The RISC-V Foundation has released the agenda for its RISC-V Workshop Zurich, to be held on the 11th-13th of June as part of the larger Week of Open Source Hardware (WOSH).

Following its call for speakers, which closed back in February, the RISC-V Foundation has firmed up the schedule for the three-day RISC-V Workshop Zurich 2019 – though only the first two of these days are open to the general public, with the latter being reserved for RISC-V Foundation members.

The agenda includes a keynote speech from Luca Benini, professor at host ETH Zurich, on RISC-V’s potential for energy-efficient computing spanning the spectrum from microwatt embedded systems to exascale supercomputers; official updates from RISC-V Foundation members Krste Asanovic and Ted Marena as well as representatives of the RISC-V Technical Committee; updates on projects including OpenPiton+Ariane, Efabless’ Raven, the PUMP-NN neural network library, the space-qualified Klessydra RISC-V microcontroller, and a talk on how to squeeze eight RISC-V cores into a $38 FPGA development board by Olof Kindgren; a look at the OpenSBI as well as a secure bootloader, protecting RISC-V processors from physical attacks, a look at an intrinsically secure RISC-V processor from Olivier Savry and Thomas Hiscock, and Helena Handschuh on an open source approach to system security; updates on open-source compiler toolchains, RISC-V development via QEMU, and development with FreeRTOS; a look at the debug and trace capabilities in the SweRV core from Western Digital; formal verification of the PULPino core; and a look at RISC-V commercial implementations from SiFive, CloudBEAR, and Syntacore.

The event schedule also includes room for networking and blocks of time for 60-second poster sessions.

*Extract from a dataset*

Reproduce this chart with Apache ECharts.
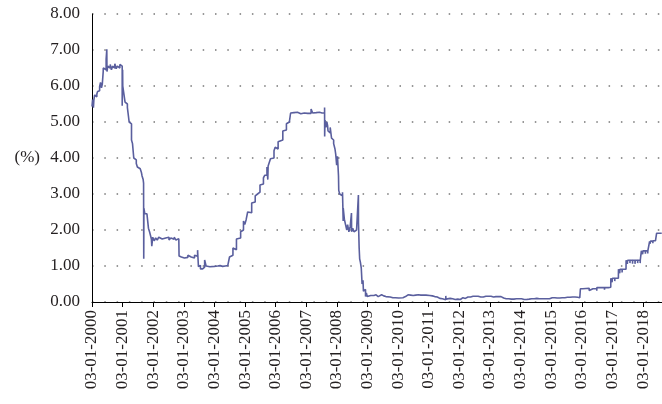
<!DOCTYPE html>
<html>
<head>
<meta charset="utf-8">
<style>
  html, body { margin: 0; padding: 0; background: #fff; }
  #chart { width: 662px; height: 404px; }
</style>
<script src="https://cdn.jsdelivr.net/npm/echarts@6/dist/echarts.min.js"></script>
</head>
<body>
<div id="chart"></div>
<script>
// effective rate (%); each value holds from its date to the next one
const dates = [
  // 2000
  '2000-01-03','2000-01-10','2000-01-20','2000-01-25','2000-02-03','2000-02-15','2000-03-01','2000-03-10','2000-03-22','2000-04-03','2000-04-14','2000-04-25','2000-05-05','2000-05-16','2000-05-17','2000-05-25','2000-06-05','2000-06-20','2000-06-28','2000-06-30','2000-07-10','2000-07-25','2000-08-08','2000-08-22','2000-09-05','2000-09-20','2000-10-02','2000-10-18','2000-11-01','2000-11-15','2000-12-01','2000-12-20','2000-12-29',
  // 2001
  '2001-01-03','2001-01-05','2001-01-15','2001-01-25','2001-02-01','2001-02-15','2001-03-01','2001-03-15','2001-03-22','2001-04-05','2001-04-19','2001-05-01','2001-05-16','2001-06-01','2001-06-15','2001-06-28','2001-07-15','2001-08-01','2001-08-15','2001-08-23','2001-09-05','2001-09-10','2001-09-12','2001-09-14','2001-09-25','2001-10-03','2001-10-20','2001-11-07','2001-11-20','2001-12-12','2001-12-17','2001-12-28',
  // 2002
  '2002-01-15','2002-02-01','2002-02-20','2002-03-10','2002-04-01','2002-04-20','2002-05-10','2002-06-01','2002-06-20','2002-07-10','2002-08-01','2002-08-20','2002-09-10','2002-10-01','2002-10-20','2002-11-04','2002-11-07','2002-11-20','2002-12-05','2002-12-20',
  // 2003
  '2003-01-10','2003-02-01','2003-02-20','2003-03-10','2003-04-01','2003-04-20','2003-05-10','2003-05-28','2003-06-16','2003-06-20','2003-06-26','2003-07-10','2003-07-20','2003-08-15','2003-09-08','2003-09-25','2003-10-15','2003-11-10','2003-12-01','2003-12-31',
  // 2004
  '2004-01-15','2004-02-10','2004-03-10','2004-04-10','2004-05-10','2004-06-10','2004-06-28','2004-07-01','2004-07-20','2004-08-11','2004-08-30','2004-09-22','2004-10-15','2004-11-11','2004-11-25','2004-12-15','2004-12-30',
  // 2005
  '2005-01-15','2005-02-03','2005-02-20','2005-03-23','2005-04-10','2005-05-04','2005-05-20','2005-06-01','2005-06-30','2005-07-20','2005-08-10','2005-08-25','2005-09-21','2005-10-01','2005-10-05','2005-10-25','2005-11-02','2005-11-20','2005-12-14','2005-12-28',
  // 2006
  '2006-01-15','2006-02-01','2006-02-20','2006-03-29','2006-04-15','2006-05-11','2006-05-30','2006-06-15','2006-06-30','2006-07-20','2006-08-10','2006-08-30','2006-09-20','2006-10-10','2006-10-30','2006-11-20','2006-12-10','2006-12-30',
  // 2007
  '2007-01-20','2007-02-10','2007-03-01','2007-03-20','2007-04-10','2007-05-01','2007-05-20','2007-06-10','2007-07-10','2007-07-30','2007-08-09','2007-08-10','2007-08-14','2007-08-24','2007-09-05','2007-09-14','2007-09-19','2007-10-01','2007-10-15','2007-10-31','2007-11-10','2007-11-25','2007-12-11','2007-12-20','2007-12-31',
  // 2008
  '2008-01-10','2008-01-22','2008-01-25','2008-02-05','2008-02-20','2008-03-10','2008-03-18','2008-03-19','2008-04-01','2008-04-15','2008-04-30','2008-05-10','2008-05-25','2008-06-10','2008-06-25','2008-06-27','2008-07-10','2008-07-25','2008-08-10','2008-08-25','2008-09-10','2008-09-16','2008-09-17','2008-09-25','2008-10-01','2008-10-10','2008-10-20','2008-10-30','2008-11-10','2008-11-15','2008-12-01','2008-12-10','2008-12-20','2008-12-31',
  // 2009
  '2009-01-15','2009-02-10','2009-03-01','2009-03-20','2009-04-15','2009-05-10','2009-06-01','2009-06-20','2009-07-15','2009-08-10','2009-09-01','2009-10-01','2009-11-01','2009-12-01','2009-12-20',
  // 2010
  '2010-01-10','2010-02-01','2010-03-01','2010-04-01','2010-05-01','2010-06-01','2010-07-01','2010-08-01','2010-09-01','2010-10-01','2010-11-01','2010-12-01',
  // 2011
  '2011-01-15','2011-02-15','2011-03-15','2011-04-15','2011-05-15','2011-06-15','2011-06-30','2011-07-25','2011-07-27','2011-08-15','2011-09-15','2011-10-15','2011-11-15','2011-12-15',
  // 2012
  '2012-01-15','2012-02-15','2012-03-15','2012-04-15','2012-05-15','2012-06-15','2012-07-15','2012-08-15','2012-09-15','2012-10-15','2012-11-15','2012-12-15',
  // 2013
  '2013-01-15','2013-02-15','2013-03-15','2013-04-15','2013-05-15','2013-06-15','2013-07-15','2013-08-15','2013-09-15','2013-10-15','2013-11-15','2013-12-15',
  // 2014
  '2014-01-15','2014-02-15','2014-03-15','2014-04-15','2014-05-15','2014-06-15','2014-07-15','2014-08-15','2014-09-15','2014-10-15','2014-11-15','2014-12-15',
  // 2015
  '2015-01-15','2015-02-15','2015-03-15','2015-04-15','2015-05-15','2015-06-15','2015-07-15','2015-08-15','2015-09-15','2015-10-15','2015-11-15','2015-12-10','2015-12-17',
  // 2016
  '2016-01-15','2016-02-01','2016-03-31','2016-04-01','2016-05-15','2016-06-30','2016-07-01','2016-08-15','2016-09-30','2016-10-03','2016-11-15','2016-12-14','2016-12-15','2016-12-30',
  // 2017
  '2017-01-03','2017-01-31','2017-02-01','2017-03-15','2017-03-16','2017-03-31','2017-04-03','2017-04-28','2017-05-01','2017-06-14','2017-06-15','2017-06-30','2017-07-03','2017-07-31','2017-08-01','2017-08-31','2017-09-01','2017-09-29','2017-10-02','2017-10-31','2017-11-01','2017-11-30','2017-12-01','2017-12-13','2017-12-14','2017-12-29',
  // 2018
  '2018-01-02','2018-01-31','2018-02-01','2018-02-28','2018-03-01','2018-03-21','2018-03-22','2018-03-29','2018-04-02','2018-04-30','2018-05-01','2018-05-31','2018-06-01','2018-06-13','2018-06-14','2018-06-29','2018-07-02','2018-07-31','2018-08-01','2018-08-14'
];
const rates = [
  // 2000
  5.43,5.62,5.40,5.60,5.75,5.70,5.78,5.85,5.87,5.98,6.10,5.95,6.05,6.40,6.50,6.55,6.45,6.75,7.02,6.40,6.55,6.50,6.60,6.45,6.55,6.50,6.62,6.48,6.55,6.50,6.60,6.55,5.45,
  // 2001
  6.45,6.00,5.95,6.05,5.55,5.50,5.40,5.35,5.00,4.95,4.50,4.40,4.00,3.95,3.85,3.75,3.70,3.75,3.60,3.50,3.40,3.30,1.20,2.60,2.45,2.45,2.40,2.05,1.95,1.75,1.55,1.80,
  // 2002
  1.70,1.78,1.72,1.80,1.75,1.72,1.78,1.74,1.80,1.72,1.78,1.74,1.80,1.72,1.76,1.80,1.28,1.25,1.30,1.22,
  // 2003
  1.27,1.24,1.30,1.25,1.28,1.22,1.30,1.27,1.44,1.25,0.98,1.02,0.92,0.97,1.17,1.00,0.98,1.02,0.99,0.95,
  // 2004
  1.00,1.01,0.99,1.00,1.01,1.00,1.02,1.25,1.30,1.50,1.45,1.75,1.78,1.95,2.00,2.25,2.15,
  // 2005
  2.28,2.50,2.48,2.75,2.78,2.95,3.00,3.05,3.25,3.28,3.45,3.52,3.75,3.40,3.78,3.80,3.98,4.00,4.20,4.30,
  // 2006
  4.25,4.45,4.50,4.75,4.78,4.95,5.00,5.05,5.25,5.26,5.24,5.27,5.25,5.23,5.27,5.25,5.30,5.24,
  // 2007
  5.26,5.24,5.36,5.25,5.26,5.22,5.27,5.25,5.26,5.25,5.40,4.60,5.05,4.85,5.00,4.90,4.75,4.70,4.85,4.55,4.50,4.40,4.25,4.10,3.80,
  // 2008
  4.05,3.50,3.10,3.00,2.95,3.05,2.25,2.60,2.30,2.15,2.00,2.15,1.95,2.10,2.47,1.95,2.05,1.95,2.00,2.05,2.00,2.97,2.20,1.50,1.20,1.10,0.95,0.50,0.60,0.30,0.35,0.15,0.25,0.15,
  // 2009
  0.18,0.22,0.18,0.20,0.15,0.18,0.20,0.17,0.15,0.15,0.14,0.12,0.12,0.12,0.11,
  // 2010
  0.11,0.12,0.15,0.20,0.19,0.18,0.19,0.20,0.19,0.19,0.19,0.18,
  // 2011
  0.17,0.15,0.14,0.10,0.09,0.09,0.06,0.17,0.08,0.10,0.09,0.07,0.08,0.07,
  // 2012
  0.12,0.10,0.14,0.14,0.16,0.16,0.16,0.14,0.14,0.16,0.16,0.16,
  // 2013
  0.14,0.15,0.15,0.15,0.11,0.09,0.09,0.08,0.08,0.09,0.09,0.09,
  // 2014
  0.07,0.07,0.08,0.09,0.09,0.10,0.09,0.09,0.09,0.09,0.09,0.12,
  // 2015
  0.12,0.11,0.11,0.12,0.12,0.13,0.13,0.14,0.14,0.13,0.12,0.13,0.37,
  // 2016
  0.36,0.38,0.32,0.37,0.37,0.31,0.40,0.40,0.34,0.40,0.41,0.41,0.66,0.55,
  // 2017
  0.66,0.58,0.66,0.66,0.91,0.80,0.91,0.82,0.91,0.91,1.16,1.06,1.16,1.08,1.16,1.06,1.16,1.06,1.16,1.08,1.16,1.08,1.16,1.16,1.42,1.33,
  // 2018
  1.42,1.34,1.42,1.35,1.42,1.44,1.68,1.62,1.69,1.63,1.70,1.66,1.70,1.70,1.91,1.86,1.91,1.88,1.91,1.91
];
const tickYears = [2000,2001,2002,2003,2004,2005,2006,2007,2008,2009,2010,2011,2012,2013,2014,2015,2016,2017,2018];

// date string -> fractional year
function toYear(s) {
  const [y, m, d] = s.split('-').map(Number);
  const t0 = Date.UTC(y, 0, 1), t1 = Date.UTC(y + 1, 0, 1);
  return y + (Date.UTC(y, m - 1, d) - t0) / (t1 - t0);
}

const points = dates.map((d, i) => [toYear(d), rates[i]]);
const tickPos = tickYears.map(y => toYear(y + '-01-03'));

const font = '"Liberation Serif", "DejaVu Serif", serif';
const textColor = '#231f20';

const chart = echarts.init(document.getElementById('chart'));
chart.setOption({
  animation: false,
  backgroundColor: '#fff',
  grid: { left: 92, right: 0, top: 14, bottom: 102 },
  xAxis: {
    type: 'value',
    min: toYear('2000-01-03'),
    max: toYear('2018-08-17'),
    axisLine: { lineStyle: { color: '#000', width: 1 } },
    axisTick: { customValues: tickPos, length: 5, lineStyle: { color: '#000' } },
    axisLabel: {
      customValues: tickPos,
      rotate: 90,
      margin: 8,
      color: textColor,
      fontFamily: font,
      fontSize: 17,
      formatter: v => '03-01-' + Math.round(v)
    },
    splitLine: { show: false }
  },
  yAxis: {
    type: 'value',
    min: 0,
    max: 8,
    interval: 1,
    name: '(%)',
    nameLocation: 'middle',
    nameRotate: 0,
    nameGap: 52,
    nameTextStyle: { color: textColor, fontFamily: font, fontSize: 17 },
    axisLine: { show: true, lineStyle: { color: '#000', width: 1 } },
    axisTick: { show: false },
    axisLabel: {
      margin: 12,
      color: textColor,
      fontFamily: font,
      fontSize: 17,
      formatter: v => v.toFixed(2)
    },
    splitLine: {
      lineStyle: { color: '#777', width: 1.5, type: [1.5, 10.8] }
    }
  },
  series: [{
    type: 'line',
    data: points,
    step: 'end',
    showSymbol: false,
    lineStyle: { color: '#5a5f9e', width: 1.6 },
    z: 3
  }]
});
</script>
</body>
</html>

The third day, meanwhile, is open to RISC-V Foundation members only, and does not yet have a schedule posted publicly.

The full schedule, along with a link to book tickets to attend the event, can be found on the official website. Details on additional events following the RISC-V Workshop Zurich as part of the broader Week of Open Source Hardware, meanwhile, can be found on the FOSSi Foundation website.